What is Edge Computing Acceleration?
Edge computing acceleration refers to techniques and technologies used to enhance the performance and efficiency of edge computing systems. Edge computing involves processing data closer to the source or point of consumption, which helps reduce latency and bandwidth usage while improving real-time data processing capabilities.
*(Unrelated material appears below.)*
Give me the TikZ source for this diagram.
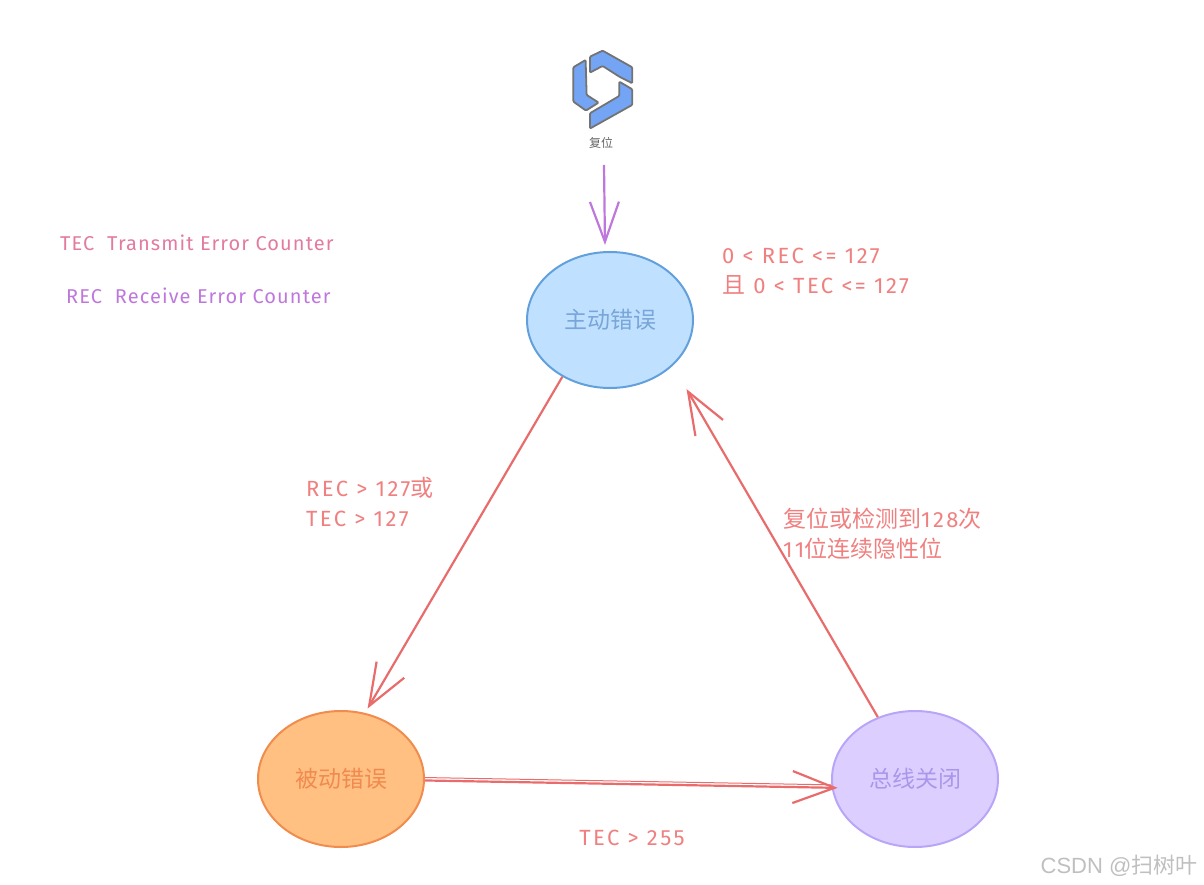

Acceleration in the context of edge computing aims to optimize various aspects of the edge computing infrastructure to deliver faster and more responsive results.
Some common techniques used for edge computing acceleration include:
Hardware Acceleration: The use of specialized hardware components, such as GPUs (Graphics Processing Units), TPUs (Tensor Processing Units), FPGAs (Field-Programmable Gate Arrays), or ASICs (Application-Specific Integrated Circuits), to perform specific tasks more efficiently than traditional CPUs.
Caching: Storing frequently accessed data or computation results closer to the edge devices to reduce the need for repeated requests to the central cloud or data center.
Content Delivery Networks (CDNs): CDNs can be used to distribute content and applications across multiple edge locations, reducing latency by serving data from a nearby server rather than from a distant data center.
Optimized Algorithms: Developing and using algorithms that are tailored for edge computing environments, taking advantage of the available resources and constraints at the edge.
Data Filtering and Preprocessing: Filtering and preprocessing data at the edge to reduce the amount of data that needs to be sent to the central cloud for further processing, thus optimizing bandwidth usage.
Distributed Computing: Breaking down complex tasks into smaller sub-tasks that can be distributed among edge devices, enabling parallel processing and faster completion.
Machine Learning at the Edge: Deploying machine learning models directly on edge devices for real-time inferencing, reducing the need to send data to the cloud for processing.
Edge computing acceleration is essential for applications and services that require low latency, high responsiveness, and efficient use of network resources. Use cases that benefit from edge computing acceleration include IoT (Internet of Things) applications, autonomous vehicles, real-time video analytics, augmented reality, and other latency-sensitive applications.
As technology advances, new methods and approaches for edge computing acceleration will continue to evolve, making edge computing an even more integral part of modern computing architectures.